MYSTIC, Conn. (WTNH) – The Amistad was never meant to be a slave ship. However, in 1839 off the coast of Cuba, that’s what it became.
“Slaves end up on this boat by some owners that were a little shady and took a last minute purchase. They were brought onto the boat in the dead of night, shackled, dressed in sailor garb because they didn’t want to get caught.”
The ship was built for supplies and cargo, not human beings. Despite that, 53 African natives were packed onto the boat in extreme conditions.
“They were loaded onto the vessel,” said Jonathan Drolet, a Bosun on the Amistad.
It wasn’t long before the captives revolted.
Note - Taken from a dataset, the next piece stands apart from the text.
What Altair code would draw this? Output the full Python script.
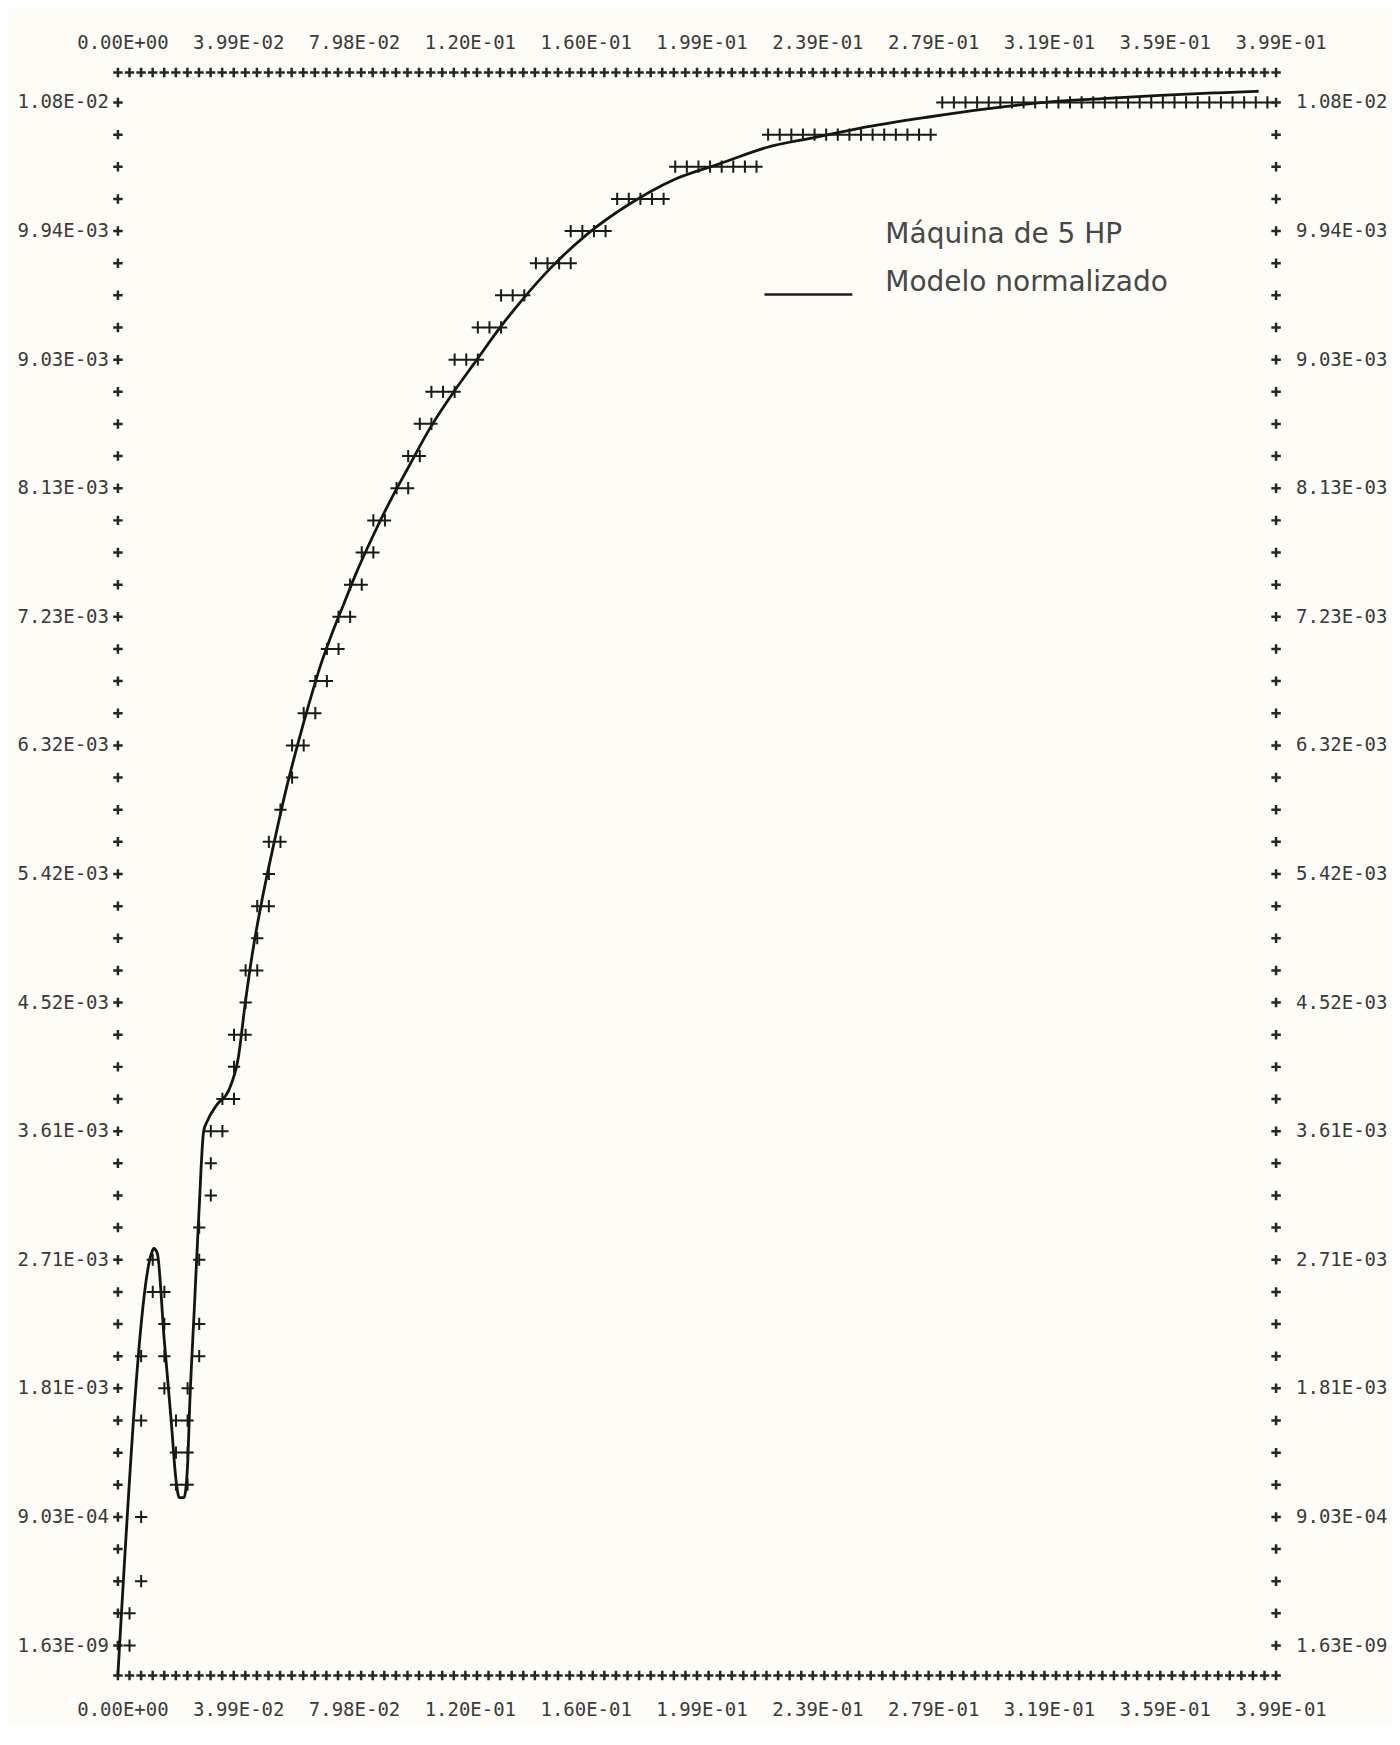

They were led by Sengpie Pieh, and took back the ship.
“He is your average, everyday farmer from Mendiland. He is an ordinary person put into an extraordinary circumstance. He rises to the occasion and is the hero of the story,” said Jason Hine, an Educator and Deckhand on the Amistad.
At Connecticut’s Mystic Seaport, a replica of the Amistad sails again. It’s part of the “Discovering Amistad” initiative.
It sits in a harbor not far from New London, where it eventually ended up over 175 years ago.
“When the Amistad landed in Connecticut, abolitionist were already organized and jumped on the case immediately,” said Jaclyn Levesque with the Amistad.
The Africans found themselves in a legal battle, even defended in court by former President John Quincy Adams.
At the time, it wasn’t the most popular stance.
“Yeah, there were a lot of people who were still very much in support of slavery at this time. And some of the newspapers in New York take a very different perspective…very un-sympathy to the Africans,” said Rachel Margolis, an educator with the Amistad.
The highly publicized case made it all the way to the U.S Supreme Court.
“But ultimately they decided they are from Africa, as free men that had been kidnaped, they had every right to defend themselves and free themselves. So the Supreme Court ultimately decided they should be set free,” said Jason Hine.
Thirty-seven returned home to Africa.
The court victory did not end slavery, far from it.
“The case actually didn’t have that big of an impact on Supreme Court law, on precedent. But it was a symbolic case,” said Jaclyn Levesque.
The story of Amistad did become a beacon of hope across the nation.
“To tell us that progress is possible. That we can keep moving forward. That there are people like Sengpie Piehand and allies like John Quincy Adams and abolitionists that are continually working for social change. We see that today,” said Charlie Best.
The mission of “Discovering Amistad” is to provide a living history of the important story.
“This is one of the shining moments for abolitionists and others who believe in real equality,” said Jason Hine.
It’s also an example of the justice system working.
“Being unbiased, being impartial. Allowing the small voice to be held at the same level as those in power,” said Charlie Best.
He connects the hope and freedom, fought for and won, to the ongoing struggle for social justice in our nation.
“We are still seeing this social change happening. Through the courts and grassroots organizations, and local activists, from children to lawyers to musicians to artists to poets; everyone is working to make change, and that directly connects to the Amistad story,” said Best.